Two weeks from today, Nelson Rivera will watch as his wife's killer is put to death in Virginia's execution chamber.
The 38-year-old landscaper says he is not generally in favor of the death penalty, but he is determined to be there when John Allen Muhammad, the infamous D.C.-area sniper, is put to death Nov. 10.
"I want to see it," Rivera said during an interview in his Antelope-area home. "I want to see his expression. I want to see how he feels."
Rivera's wife, Lori, then 25 years old, was gunned down Oct. 3, 2002, while vacuuming her minivan at a gas station in a Maryland suburb of Washington, D.C. The killing was part of a random shooting spree that autumn that left 10 people dead and terrified the D.C. area.

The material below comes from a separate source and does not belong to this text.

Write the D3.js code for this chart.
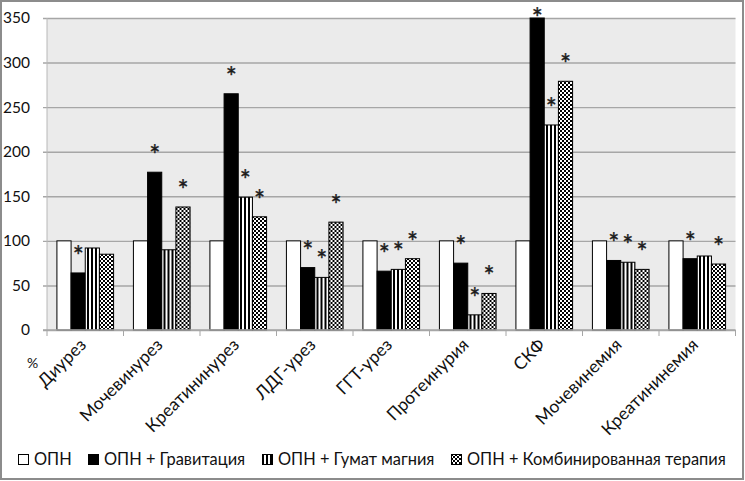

"I just want to be there," Rivera said. "It's like I'm closing the last chapter of that book."
Last week, as Rivera talked of his trip, the Honduran native was taking another important step in his life.
On Wednesday morning, he and 796 other immigrants filed into Sacramento's Memorial Auditorium and, in a ceremony that was alternately solemn and raucous, became U.S. citizens.
"It's a different world for us now," Rivera said afterward. "I was just thinking, I've become a citizen of the United States. It's a great feeling."
Rivera remarried in 2004, and his family accompanied him Wednesday to the citizenship ceremony. His new wife, Kimberly, a 36-year-old second-grade teacher, joined him along with their two children, 3-month-old Emily and 3-year-old Nathan.